An October 11, 2021, online article reported that the entire 12.7 acre WRKL transmitter site, including the building housing the station's studios and offices, had been sold in May 2021. WRKL had been off the air since September 10, 2021, and on November 12, 2021, owner Polnet Communications filed a Notice of Suspension of Operations with the FCC. It stated that the signal had been silenced in October 2021 due to a misunderstanding with, and removal of some equipment by the "landowner". It also stated that Polnet "would be sending an engineer shortly to restore service." On November 29, 2021, Polnet filed a "Request for Silent STA" with the commission, saying that they would be working on "an agreement with the landlord that will allow it to reinstall all needed equipment to restore service." The application was granted on February 3, 2022. On February 24, 2022, the station filed for an STA to return to the air with reduced power of 200 Watts. The application stated that an agreement had been reached with the landowner that would allow WRKL to broadcast temporarily from its Pomona location. The STA was approved by the Commission on February 28, 2022, and was valid for 6 months. The following day, March 1, WRKL returned to the air, simulcasting the Spanish Christian programming of WNYG, Patchogue, New York. The station operated under that STA and two subsequent STA extensions until going silent on May 1, 2023. The station resumed broadcasting on June 25, 2023.

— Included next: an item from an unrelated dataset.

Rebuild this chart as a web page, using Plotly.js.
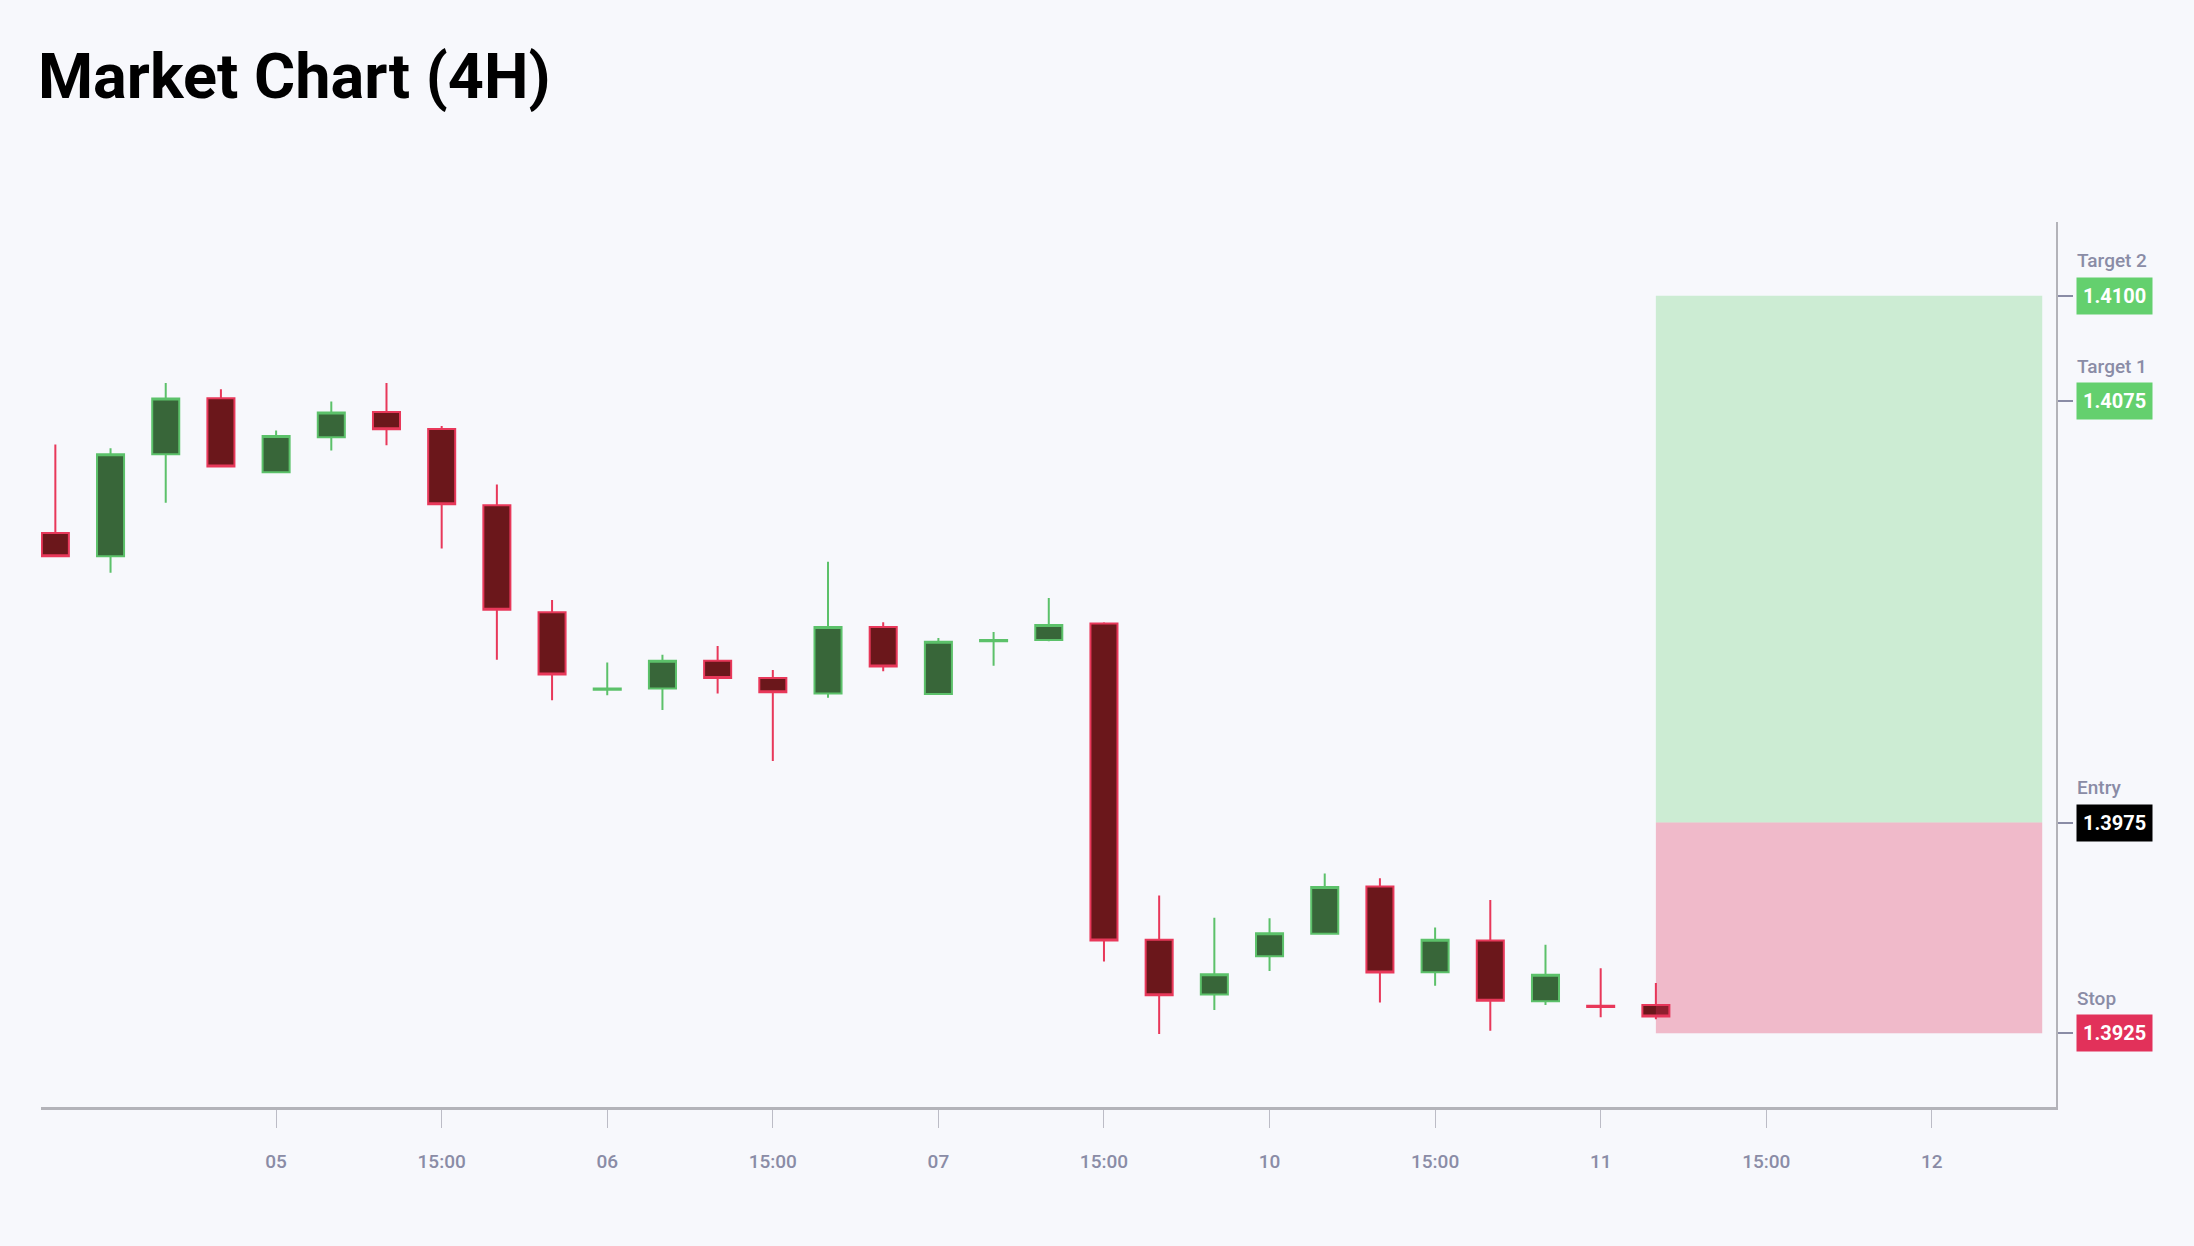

On May 2, 2023, Polnet filed an application with the FCC for assignment of the WRKL license to Cantico Nuevo Ministry, Inc., a not-for-profit corporation. The station would be donated to Cantico Nuevo Ministry, Inc., whose "Radio Abundancia Divina" programming WRKL had been carrying since March 1, 2022. Polnet placed the value of the donation at $647,000, for the station, in "as-is" condition. Authorization and consent for the transfer was granted by the FCC on June 28, 2023, and was consummated August 29, 2023.

Although the WRKL license specifies 1,000 watts day/800 watts night DA2 operation, the station continues to operate with 200 watts fulltime, non-directional, from a single tower. The most recent FCC STA for such operation expired September 5, 2023.